BEGIN Supplied information

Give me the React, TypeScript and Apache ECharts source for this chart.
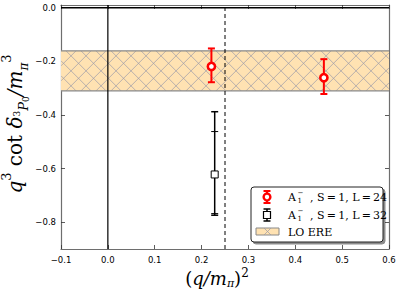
import React, { useEffect, useRef } from "react";
import * as echarts from "echarts";

// ---- data ----
const xTicks = [-0.1, 0.0, 0.1, 0.2, 0.3, 0.4, 0.5, 0.6];
const yTicks = [-0.8, -0.6, -0.4, -0.2, 0.0];
const xRange = [-0.1, 0.6];
const yRange = [-0.9, 0.01];

// L=24 (red)
const redX = [0.221, 0.461];
const redY = [-0.219, -0.261];
const redLo = [-0.278, -0.322];
const redHi = [-0.152, -0.192];

// L=32 (black): two error bars
const blackX = [0.228];
const blackY = [-0.622];
const blackLo = [-0.774];
const blackHi = [-0.388];
const blackLo2 = [-0.768];
const blackHi2 = [-0.462];

// LO ERE band
const bandLo = -0.31;
const bandHi = -0.161;

// reference lines
const xZero = 0.0;
const xDash = 0.25;
const yZero = 0.0;

const BAND_FILL = "#FFE2B2";
const RED = "#FF0000";

const fmt = (v: number) => {
  const s = (Math.round(v * 10) / 10).toFixed(1);
  return s.replace("-", "\u2212");
};

function hatchLines(x0: number, y0: number, x1: number, y1: number, step: number) {
  const out: any[] = [];
  const style = { stroke: "#9a9aa8", lineWidth: 0.7 };
  for (let c = x0 - y1; c <= x1 - y0; c += step) {
    const a = Math.max(x0, y0 + c);
    const b = Math.min(x1, y1 + c);
    if (b > a) out.push({ type: "line", shape: { x1: a, y1: a - c, x2: b, y2: b - c }, style });
  }
  for (let c = x0 + y0; c <= x1 + y1; c += step) {
    const a = Math.max(x0, c - y1);
    const b = Math.min(x1, c - y0);
    if (b > a) out.push({ type: "line", shape: { x1: a, y1: c - a, x2: b, y2: c - b }, style });
  }
  return out;
}

export default function App() {
  const ref = useRef<HTMLDivElement>(null);
  useEffect(() => {
    if (!ref.current) return;
    const chart = echarts.init(ref.current, undefined, { renderer: "svg" });

    const axisCommon = {
      type: "value" as const,
      splitLine: { show: false },
      axisLine: { onZero: false, lineStyle: { color: "#6e6e6e", width: 1.2 } },
      axisTick: { inside: true, length: 4, lineStyle: { color: "#333", width: 0.8 } },
    };

    const redData = redX.map((x, i) => [x, redY[i], redLo[i], redHi[i]]);
    const blackData = blackX.map((x, i) => [x, blackY[i], blackLo[i], blackHi[i], blackLo2[i], blackHi2[i]]);

    const serif = "DejaVu Serif";
    const LH = 30;
    const XLH = 22;

    const option: any = {
      animation: false,
      backgroundColor: "#fff",
      grid: { left: 61, right: 10, top: 5, bottom: 45 },
      xAxis: [
        {
          ...axisCommon,
          position: "bottom",
          min: xRange[0],
          max: xRange[1],
          interval: 0.1,
          axisLabel: { fontSize: 8.5, color: "#000", fontFamily: "DejaVu Sans", margin: 6, formatter: fmt },
        },
        {
          ...axisCommon,
          position: "top",
          min: xRange[0],
          max: xRange[1],
          interval: 0.1,
          axisLabel: { show: false },
        },
      ],
      yAxis: [
        {
          ...axisCommon,
          position: "left",
          min: yRange[0],
          max: yRange[1],
          axisTick: { ...axisCommon.axisTick, customValues: yTicks },
          axisLabel: {
            fontSize: 8.5,
            color: "#000",
            fontFamily: "DejaVu Sans",
            margin: 5,
            customValues: yTicks,
            formatter: fmt,
          },
        },
        {
          ...axisCommon,
          position: "right",
          min: yRange[0],
          max: yRange[1],
          axisTick: { ...axisCommon.axisTick, customValues: yTicks },
          axisLabel: { show: false },
        },
      ],
      series: [
        {
          type: "custom",
          name: "LO ERE",
          z: 1,
          clip: true,
          data: [[xRange[0], bandLo, xRange[1], bandHi]],
          renderItem: (params: any, api: any) => {
            const p0 = api.coord([api.value(0), api.value(3)]);
            const p1 = api.coord([api.value(2), api.value(1)]);
            const x0 = p0[0], y0 = p0[1], x1 = p1[0], y1 = p1[1];
            return {
              type: "group",
              children: [
                { type: "rect", shape: { x: x0, y: y0, width: x1 - x0, height: y1 - y0 }, style: { fill: BAND_FILL } },
                ...hatchLines(x0, y0, x1, y1, 15),
                { type: "line", shape: { x1: x0, y1: y0, x2: x1, y2: y0 }, style: { stroke: "#888", lineWidth: 1.2 } },
                { type: "line", shape: { x1: x0, y1: y1, x2: x1, y2: y1 }, style: { stroke: "#888", lineWidth: 1.2 } },
              ],
            };
          },
        },
        {
          type: "line",
          z: 2,
          symbol: "none",
          data: [[xZero, yRange[0]], [xZero, yRange[1]]],
          lineStyle: { color: "#000", width: 1.2 },
        },
        {
          type: "line",
          z: 2,
          symbol: "none",
          data: [[xRange[0], yZero], [xRange[1], yZero]],
          lineStyle: { color: "#000", width: 1.5 },
        },
        {
          type: "line",
          z: 2,
          symbol: "none",
          data: [[xDash, yRange[0]], [xDash, yRange[1]]],
          lineStyle: { color: "#000", width: 1, type: [4, 3] },
        },
        {
          type: "custom",
          name: "L=32",
          z: 3,
          data: blackData,
          renderItem: (params: any, api: any) => {
            const x = api.value(0);
            const p = api.coord([x, api.value(1)]);
            const lo = api.coord([x, api.value(2)]);
            const hi = api.coord([x, api.value(3)]);
            const lo2 = api.coord([x, api.value(4)]);
            const hi2 = api.coord([x, api.value(5)]);
            const s = { stroke: "#000", lineWidth: 1.5 };
            const cw = 3.5;
            return {
              type: "group",
              children: [
                { type: "line", shape: { x1: p[0], y1: hi[1], x2: p[0], y2: lo[1] }, style: s },
                { type: "line", shape: { x1: p[0] - cw, y1: hi[1], x2: p[0] + cw, y2: hi[1] }, style: s },
                { type: "line", shape: { x1: p[0] - cw, y1: lo[1], x2: p[0] + cw, y2: lo[1] }, style: s },
                { type: "line", shape: { x1: p[0] - cw, y1: hi2[1], x2: p[0] + cw, y2: hi2[1] }, style: { stroke: "#000", lineWidth: 1 } },
                { type: "line", shape: { x1: p[0] - cw, y1: lo2[1], x2: p[0] + cw, y2: lo2[1] }, style: { stroke: "#000", lineWidth: 1 } },
                { type: "rect", shape: { x: p[0] - 3.5, y: p[1] - 3.5, width: 7, height: 7 }, style: { fill: "#fff", stroke: "#000", lineWidth: 1 } },
              ],
            };
          },
        },
        {
          type: "custom",
          name: "L=24",
          z: 4,
          data: redData,
          renderItem: (params: any, api: any) => {
            const x = api.value(0);
            const p = api.coord([x, api.value(1)]);
            const lo = api.coord([x, api.value(2)]);
            const hi = api.coord([x, api.value(3)]);
            const s = { stroke: RED, lineWidth: 2 };
            const cw = 3.5;
            return {
              type: "group",
              children: [
                { type: "line", shape: { x1: p[0], y1: hi[1], x2: p[0], y2: lo[1] }, style: s },
                { type: "line", shape: { x1: p[0] - cw, y1: hi[1], x2: p[0] + cw, y2: hi[1] }, style: s },
                { type: "line", shape: { x1: p[0] - cw, y1: lo[1], x2: p[0] + cw, y2: lo[1] }, style: s },
                { type: "circle", shape: { cx: p[0], cy: p[1], r: 3.6 }, style: { fill: "#fff", stroke: RED, lineWidth: 2.6 } },
              ],
            };
          },
        },
      ],
      graphic: [
        // y-axis label
        {
          type: "text",
          x: 15,
          y: 124,
          rotation: Math.PI / 2,
          style: {
            text: "{i|q}{sup|3}{n| cot }{i|δ}{ss|3}{si|P}{s0|0}{i|/m}{sp|π}{sup|3}",
            align: "center",
            verticalAlign: "middle",
            fill: "#000",
            rich: {
              i: { fontFamily: serif, fontStyle: "italic", fontSize: 20, verticalAlign: "middle", lineHeight: LH },
              n: { fontFamily: serif, fontSize: 20, verticalAlign: "middle", lineHeight: LH },
              sup: { fontFamily: serif, fontSize: 13, verticalAlign: "top", lineHeight: LH },
              ss: { fontFamily: serif, fontSize: 9, verticalAlign: "middle", lineHeight: LH, padding: [3, 0, 0, 0] },
              si: { fontFamily: serif, fontStyle: "italic", fontSize: 13, verticalAlign: "bottom", lineHeight: LH },
              s0: { fontFamily: serif, fontSize: 9, verticalAlign: "bottom", lineHeight: LH },
              sp: { fontFamily: serif, fontStyle: "italic", fontSize: 12, verticalAlign: "bottom", lineHeight: LH },
            },
          },
        },
        // x-axis label
        {
          type: "text",
          x: 217,
          y: 278,
          style: {
            text: "{n|(}{i|q/m}{sp|π}{n|)}{sup|2}",
            align: "center",
            verticalAlign: "middle",
            fill: "#000",
            rich: {
              i: { fontFamily: serif, fontStyle: "italic", fontSize: 18, verticalAlign: "middle", lineHeight: XLH },
              n: { fontFamily: serif, fontSize: 18, verticalAlign: "middle", lineHeight: XLH },
              sup: { fontFamily: serif, fontSize: 12, verticalAlign: "top", lineHeight: XLH },
              sp: { fontFamily: serif, fontStyle: "italic", fontSize: 11, verticalAlign: "bottom", lineHeight: XLH },
            },
          },
        },
        // legend box
        {
          type: "rect",
          shape: { x: 251, y: 187, width: 132, height: 55, r: 3 },
          style: { fill: "#fff", stroke: "#222", lineWidth: 1, shadowColor: "rgba(0,0,0,0.45)", shadowOffsetX: 2, shadowOffsetY: 2, shadowBlur: 0 },
          z: 10,
        },
        // legend: red icon
        { type: "line", shape: { x1: 267, y1: 191, x2: 267, y2: 203 }, style: { stroke: RED, lineWidth: 2 }, z: 11 },
        { type: "line", shape: { x1: 263.5, y1: 191, x2: 270.5, y2: 191 }, style: { stroke: RED, lineWidth: 2 }, z: 11 },
        { type: "line", shape: { x1: 263.5, y1: 203, x2: 270.5, y2: 203 }, style: { stroke: RED, lineWidth: 2 }, z: 11 },
        { type: "circle", shape: { cx: 267, cy: 197, r: 3.4 }, style: { fill: "#fff", stroke: RED, lineWidth: 2.4 }, z: 11 },
        // legend: black icon
        { type: "line", shape: { x1: 267, y1: 209, x2: 267, y2: 221 }, style: { stroke: "#000", lineWidth: 1.5 }, z: 11 },
        { type: "line", shape: { x1: 263.5, y1: 209, x2: 270.5, y2: 209 }, style: { stroke: "#000", lineWidth: 1.5 }, z: 11 },
        { type: "line", shape: { x1: 263.5, y1: 221, x2: 270.5, y2: 221 }, style: { stroke: "#000", lineWidth: 1.5 }, z: 11 },
        { type: "rect", shape: { x: 263.5, y: 211.5, width: 7, height: 7 }, style: { fill: "#fff", stroke: "#000", lineWidth: 1.2 }, z: 11 },
        // legend: band icon
        { type: "rect", shape: { x: 256, y: 228, width: 23, height: 7 }, style: { fill: BAND_FILL, stroke: "#888", lineWidth: 1 }, z: 11 },
        { type: "line", shape: { x1: 264, y1: 228, x2: 271, y2: 235 }, style: { stroke: "#9a9aa8", lineWidth: 0.7 }, z: 11 },
        { type: "line", shape: { x1: 264, y1: 235, x2: 271, y2: 228 }, style: { stroke: "#9a9aa8", lineWidth: 0.7 }, z: 11 },
        // legend texts
        ...[
          { y: 197, t: ", S\u2009=\u20091, L\u2009=\u200924" },
          { y: 215, t: ", S\u2009=\u20091, L\u2009=\u200932" },
        ].flatMap((r) => [
          { type: "text", x: 288, y: r.y, z: 11, style: { text: "A", fontFamily: serif, fontSize: 11, fill: "#000", verticalAlign: "middle" } },
          { type: "text", x: 297.5, y: r.y - 4, z: 11, style: { text: "\u2212", fontFamily: serif, fontSize: 7, fill: "#000", verticalAlign: "middle" } },
          { type: "text", x: 297.5, y: r.y + 3.5, z: 11, style: { text: "1", fontFamily: serif, fontSize: 7, fill: "#000", verticalAlign: "middle" } },
          { type: "text", x: 310, y: r.y, z: 11, style: { text: r.t, fontFamily: serif, fontSize: 11, fill: "#000", verticalAlign: "middle" } },
        ]),
        { type: "text", x: 288, y: 232, z: 11, style: { text: "LO ERE", fontFamily: serif, fontSize: 11, fill: "#000", verticalAlign: "middle" } },
      ],
    };

    chart.setOption(option);
    return () => chart.dispose();
  }, []);

  return <div ref={ref} style={{ width: 399, height: 294, position: "absolute", left: 0, top: 0 }} />;
}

END Supplied information

▶ **Exercise instructions**: Give again, word for word, every line from the top of the data above to the line holding "import * as", inclusive, with the pictures left out.

▶ **The response**:
Give me the React, TypeScript and Apache ECharts source for this chart.
import React, { useEffect, useRef } from "react";
import * as echarts from "echarts";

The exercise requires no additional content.